INTERIOR: the ‘front of house’ encompassing the foyer/circulation is accessed from a vestibule leading to the foyer. In the current (2017) configuration the stalls level is subdivided into three screens (Screens 2, 3 and 4). Two small studio auditoria (Screens 2 and 3) have been inserted under the original balcony, but with minimal damage to the decorative scheme; and the third (Screen 4) is formed from the main stalls area. The angled side walls are stepped, with timber panelling to the lower part. There are paired timber doors on either side of the screen, recessed within deep architraves and timber surrounds. Each doorway originally had an octagonal clock, one of which remains. The clock face has the letters ‘THE ODEON’ instead of numbers to tell the time. A Compton theatre organ is situated beneath the stage (Screen 4) and has an illuminated console and a mechanism for raising and lowering. Steel columns have been added at the sides of the former stalls level to support an inserted floor for Screen 1. Lighting within the auditorium is concealed in troughs that run across the ceiling, and the proscenium opening is set within three moulded recesses which were originally back-lit.

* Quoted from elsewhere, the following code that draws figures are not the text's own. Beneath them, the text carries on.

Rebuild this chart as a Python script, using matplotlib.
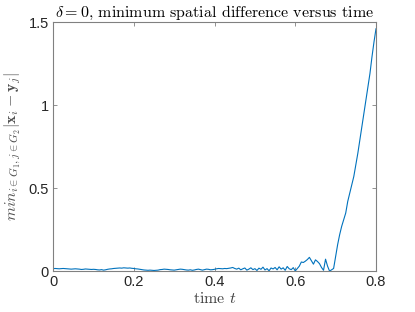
import numpy as np
import matplotlib
matplotlib.use("Agg")
import matplotlib.pyplot as plt

plt.rcParams['mathtext.fontset'] = 'cm'

dist_a = [0.015,0.016,0.015,0.014,0.015,0.016,0.015,0.014,0.013,0.012,
          0.013,0.014,0.013,0.012,0.010,0.011,0.013,0.012,0.011,0.010,
          0.011,0.010,0.008,0.007,0.009,0.006,0.008,0.011,0.013,0.014,
          0.016,0.017,0.018,0.019,0.018,0.020,0.019,0.018,0.019,0.017,
          0.016,0.014,0.013,0.011,0.009,0.007,0.006,0.005,0.006,0.005,
          0.004,0.005,0.006,0.009,0.010,0.012,0.011,0.010,0.008,0.007,
          0.006,0.008,0.010,0.012,0.011,0.009,0.007,0.006,0.008,0.005,
          0.007,0.010,0.012,0.009,0.006,0.009,0.012,0.011,0.008,0.009,
          0.011,0.014,0.016,0.015,0.014,0.016,0.015,0.017,0.019,0.022,
          0.016,0.012,0.018,0.008,0.014,0.019,0.006,0.012,0.020,0.009,
          0.015]
dist_b = [0.004,0.018,0.011,0.024,0.007,0.015,0.002,0.019,0.013,0.022,
          0.008,0.026,0.012,0.020,0.005,0.028,0.014,0.009,0.021,0.001]
dist_c = [0.015,0.030,0.055,0.052,0.060,0.070,0.083,0.062,0.042,0.068,
          0.058,0.045,0.022,0.005,0.072,0.030,0.000,0.008,0.016,0.090]
dist_d = [0.16,0.22,0.27,0.31,0.35,0.42,0.47,0.52,0.57,0.64,
          0.71,0.79,0.87,0.95,1.03,1.11,1.19,1.29,1.38,1.46]
dist = dist_a + dist_b + dist_c + dist_d
t = np.linspace(0, 0.8, len(dist))

xticks = [0, 0.2, 0.4, 0.6, 0.8]
xticklabels = ['0', '0.2', '0.4', '0.6', '0.8']
yticks = [0, 0.5, 1, 1.5]
yticklabels = ['0', '0.5', '1', '1.5']

fig = plt.figure(figsize=(4.15, 3.12), dpi=100)
ax = fig.add_axes([0.128, 0.131, 0.778, 0.798])
ax.plot(t, dist, color='#0072BD', lw=0.8)
ax.set_xlim(0, 0.8)
ax.set_ylim(0, 1.5)
ax.set_xticks(xticks)
ax.set_xticklabels(xticklabels, family='Liberation Sans', fontsize=10.5)
ax.set_yticks(yticks)
ax.set_yticklabels(yticklabels, family='Liberation Sans', fontsize=10.5)
gray = '#262626'
for s in ax.spines.values():
    s.set_color('#808080')
    s.set_linewidth(0.8)
ax.tick_params(direction='in', top=True, right=True, length=3, width=0.6,
               colors='#808080', labelcolor=gray, pad=3)
ax.set_title(r'$\delta=0$, minimum spatial difference versus time',
             family='cmr10', fontsize=11.5, color='#000000', pad=4)
ax.set_xlabel(r'time $t$', family='cmr10', fontsize=11.5, color='#404040', labelpad=1)
ax.set_ylabel(r'$min_{i\in G_1,j\in G_2}|\mathbf{x}_i-\mathbf{y}_j|$',
              fontsize=11.5, color='#505050', labelpad=4)
fig.savefig('out.png', dpi=100)
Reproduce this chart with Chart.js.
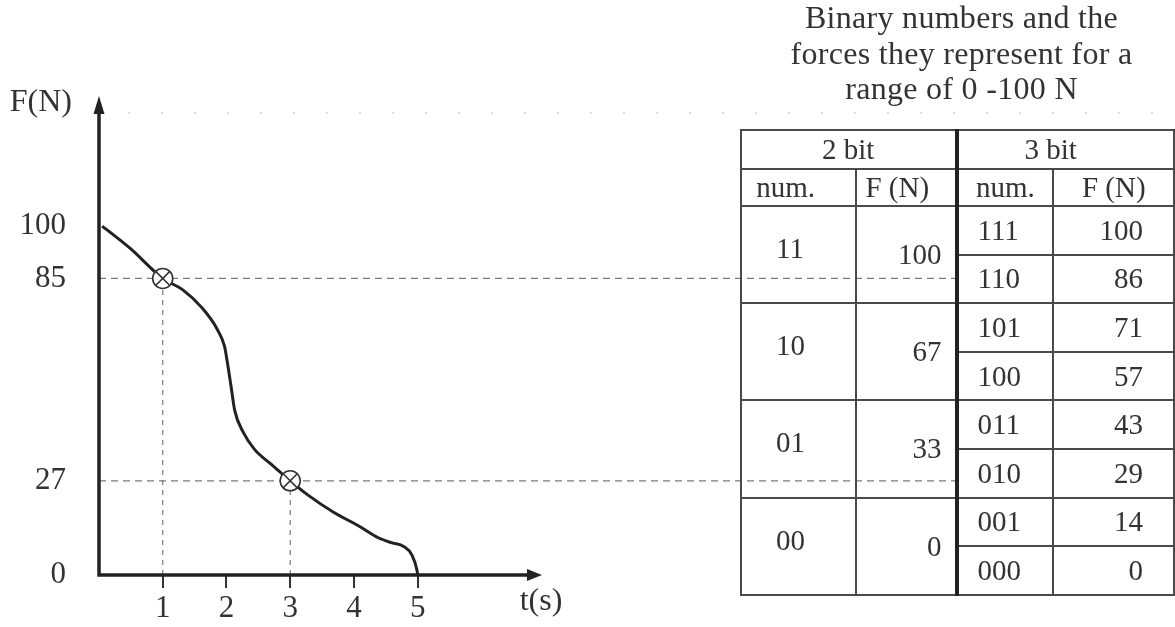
<!DOCTYPE html>
<html>
<head>
<meta charset="utf-8">
<script src="https://cdn.jsdelivr.net/npm/chart.js@4.4.1/dist/chart.umd.min.js"></script>
<style>
  html, body { margin: 0; padding: 0; background: #fff; }
  #wrap { position: relative; width: 1175px; height: 627px; overflow: hidden; }
  #forceChart { position: absolute; left: 0; top: 0; }
  #caption {
    position: absolute; left: 761px; top: 0; width: 401px;
    text-align: center; color: #333;
    font: 32px/35.5px 'Liberation Serif', 'Times New Roman', serif;
    letter-spacing: 0.3px;
  }
  #bits {
    position: absolute; left: 740px; top: 129px;
    border-collapse: collapse; table-layout: fixed;
    font: 29px 'Liberation Serif', 'Times New Roman', serif; color: #333;
  }
  #bits td { border: 2px solid #4a4a4a; padding: 0; vertical-align: middle; white-space: nowrap; line-height: 1; }
  #bits td.mid { border-left: 4px solid #222; }
  #bits tr.head { height: 39px; }
  #bits tr.sub { height: 37px; }
  #bits tr.row { height: 48.6px; }
  .h2 { text-align: center; }
  .h3 { text-align: center; padding-right: 30px !important; }
  .s2n { text-align: center; padding-right: 26px !important; }
  .s2f { text-align: center; padding-right: 17px !important; }
  .s3n, .s3f { text-align: center; }
  .n2 { text-align: left; padding-left: 34px !important; padding-bottom: 12px !important; }
  .f2 { text-align: right; padding-right: 13px !important; }
  .n3 { text-align: left; padding-left: 19px !important; }
  .f3 { text-align: right; padding-right: 30px !important; }
</style>
</head>
<body>
<div id="wrap">
  <canvas id="forceChart" width="1175" height="627"></canvas>
  <div id="caption">Binary numbers and the<br>forces they represent for a<br>range of 0 -100 N</div>
  <table id="bits">
    <colgroup>
      <col style="width:116px"><col style="width:101px"><col style="width:98px"><col style="width:122px">
    </colgroup>
    <tbody id="bitsBody">
      <tr class="head"><td class="h2" colspan="2">2 bit</td><td class="h3 mid" colspan="2">3 bit</td></tr>
      <tr class="sub"><td class="s2n">num.</td><td class="s2f">F (N)</td><td class="s3n mid">num.</td><td class="s3f">F (N)</td></tr>
    </tbody>
  </table>
</div>
<script>
// force curve
const forceT = [0.05, 0.49, 1.00, 1.31, 1.61, 1.85, 1.97, 2.01, 2.07, 2.13, 2.26, 2.44, 2.69, 3.00, 3.28, 3.68, 4.07, 4.39, 4.60, 4.78, 4.91, 4.99, 5.00];
const forceN = [100, 93.6, 85, 81.8, 76.7, 70.6, 65.5, 61.4, 54.3, 47.1, 41, 36, 31.9, 27, 22.9, 18, 14.1, 10.6, 9.2, 8.2, 5.7, 1.3, 0];

// sampled points (circled crosses)
const markT = [1, 3];
const markN = [85, 27];

// axis ticks
const tickT = [1, 2, 3, 4, 5];
const tickN = [0, 27, 85, 100];

// table
const twoBitNums = ['11', '10', '01', '00'];
const twoBitForces = [100, 67, 33, 0];
const threeBitNums = ['111', '110', '101', '100', '011', '010', '001', '000'];
const threeBitForces = [100, 86, 71, 57, 43, 29, 14, 0];

const ARROW_T = 6.95;   // where the t axis arrow ends

// build table rows
const body = document.getElementById('bitsBody');
threeBitNums.forEach((num, i) => {
  const tr = document.createElement('tr');
  tr.className = 'row';
  if (i % 2 === 0) {
    const g = i / 2;
    tr.innerHTML += '<td class="n2" rowspan="2">' + twoBitNums[g] + '</td>' +
                    '<td class="f2" rowspan="2">' + twoBitForces[g] + '</td>';
  }
  tr.innerHTML += '<td class="n3 mid">' + num + '</td><td class="f3">' + threeBitForces[i] + '</td>';
  body.appendChild(tr);
});

const ink = '#222';
const serif = "'Liberation Serif', 'Times New Roman', serif";
Chart.defaults.font.family = serif;

const sketchAxes = {
  id: 'sketchAxes',
  beforeDatasetsDraw(chart) {
    const { ctx, chartArea } = chart;
    const xs = chart.scales.x, ys = chart.scales.y;
    const x0 = xs.getPixelForValue(0);
    const wrap = document.getElementById('wrap').getBoundingClientRect();
    const edge = document.querySelector('#bits td.mid').getBoundingClientRect().left - wrap.left + 1;
    ctx.save();
    // faint dotted line along the top (scan)
    ctx.strokeStyle = '#d0d0d0';
    ctx.lineWidth = 1.5;
    ctx.setLineDash([2, 31]);
    ctx.beginPath();
    ctx.moveTo(x0 - 4, chartArea.top + 16);
    ctx.lineTo(chart.width, chartArea.top + 16);
    ctx.stroke();
    // horizontal guides into the table
    ctx.strokeStyle = '#7a7a7a';
    ctx.lineWidth = 1.2;
    ctx.setLineDash([7, 5]);
    markN.forEach(f => {
      const y = ys.getPixelForValue(f);
      ctx.beginPath();
      ctx.moveTo(x0, y);
      ctx.lineTo(edge, y);
      ctx.stroke();
    });
    ctx.restore();
  },
  afterDatasetsDraw(chart) {
    const { ctx, chartArea } = chart;
    const xs = chart.scales.x, ys = chart.scales.y;
    const x0 = xs.getPixelForValue(0), y0 = ys.getPixelForValue(0);
    const xTip = xs.getPixelForValue(ARROW_T);
    const yTip = chartArea.top - 1;
    ctx.save();
    ctx.strokeStyle = ink;
    ctx.fillStyle = ink;
    ctx.lineWidth = 3.5;
    ctx.beginPath();
    ctx.moveTo(x0, y0 + 1.5);
    ctx.lineTo(x0, yTip + 14);
    ctx.moveTo(x0 - 1.5, y0);
    ctx.lineTo(xTip - 12, y0);
    ctx.stroke();
    // arrow heads
    ctx.beginPath();
    ctx.moveTo(x0, yTip);
    ctx.lineTo(x0 - 5.5, yTip + 18);
    ctx.lineTo(x0 + 5.5, yTip + 18);
    ctx.closePath();
    ctx.fill();
    ctx.beginPath();
    ctx.moveTo(xTip, y0);
    ctx.lineTo(xTip - 15, y0 - 6);
    ctx.lineTo(xTip - 15, y0 + 6);
    ctx.closePath();
    ctx.fill();
    // axis names
    ctx.fillStyle = '#333';
    ctx.font = '32px ' + serif;
    ctx.textBaseline = 'middle';
    ctx.textAlign = 'center';
    ctx.fillText('t(s)', xTip - 1, y0 + 27);
    ctx.textAlign = 'right';
    ctx.fillText('F(N)', x0 - 27, chartArea.top + 6);
    ctx.restore();
  }
};

const guideSets = markT.map((t, i) => ({
  data: [{ x: t, y: 0 }, { x: t, y: markN[i] }],
  borderColor: '#7a7a7a',
  borderWidth: 1.2,
  borderDash: [5, 5],
  pointRadius: 0,
  order: 3
}));

const marks = markT.map((t, i) => ({ x: t, y: markN[i] }));

new Chart(document.getElementById('forceChart'), {
  type: 'line',
  data: {
    datasets: [
      {
        data: forceT.map((t, i) => ({ x: t, y: forceN[i] })),
        borderColor: ink,
        borderWidth: 3,
        pointRadius: 0,
        cubicInterpolationMode: 'monotone',
        order: 2
      },
      ...guideSets,
      {
        data: marks,
        showLine: false,
        pointStyle: 'circle',
        pointRadius: 10,
        pointBackgroundColor: '#fff',
        pointBorderColor: '#333',
        pointBorderWidth: 1.6,
        order: 1
      },
      {
        data: marks,
        showLine: false,
        pointStyle: 'crossRot',
        pointRadius: 10,
        pointBorderColor: '#333',
        pointBorderWidth: 1.6,
        order: 0
      }
    ]
  },
  options: {
    responsive: false,
    devicePixelRatio: 1,
    animation: false,
    layout: { padding: { top: 97, right: 0, bottom: 0, left: 0 } },
    plugins: { legend: { display: false }, tooltip: { enabled: false } },
    scales: {
      x: {
        type: 'linear',
        min: 0,
        max: 16.7,
        afterBuildTicks: s => { s.ticks = tickT.map(v => ({ value: v })); },
        afterFit: s => { s.height = 52; },
        border: { display: false },
        grid: { drawOnChartArea: false, drawTicks: true, tickLength: 13, color: '#333', lineWidth: 2 },
        ticks: { color: '#333', padding: 2, font: { size: 31 }, maxRotation: 0 }
      },
      y: {
        type: 'linear',
        min: 0,
        max: 137,
        afterBuildTicks: s => { s.ticks = tickN.map(v => ({ value: v })); },
        afterFit: s => { s.width = 99; },
        border: { display: false },
        grid: { display: false, drawTicks: false },
        ticks: { color: '#333', padding: 33, font: { size: 31 } }
      }
    }
  },
  plugins: [sketchAxes]
});
</script>
</body>
</html>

The public areas retain a good proportion of original features and fittings, such as doors with vision panels that have applied horizontal grilles; back-lit, fluted troughs; cornices and banded, patterned plasterwork to the walls. In addition, the upper foyer is lit by a large window of horizontal panes of yellow and frosted glass, vertical strips of glazing in a chevron design, and decorative roundels of coloured glass. The pendant light fittings in both foyers and the vestibule are all probably late C20, but their Art Deco design is in keeping with the original fittings.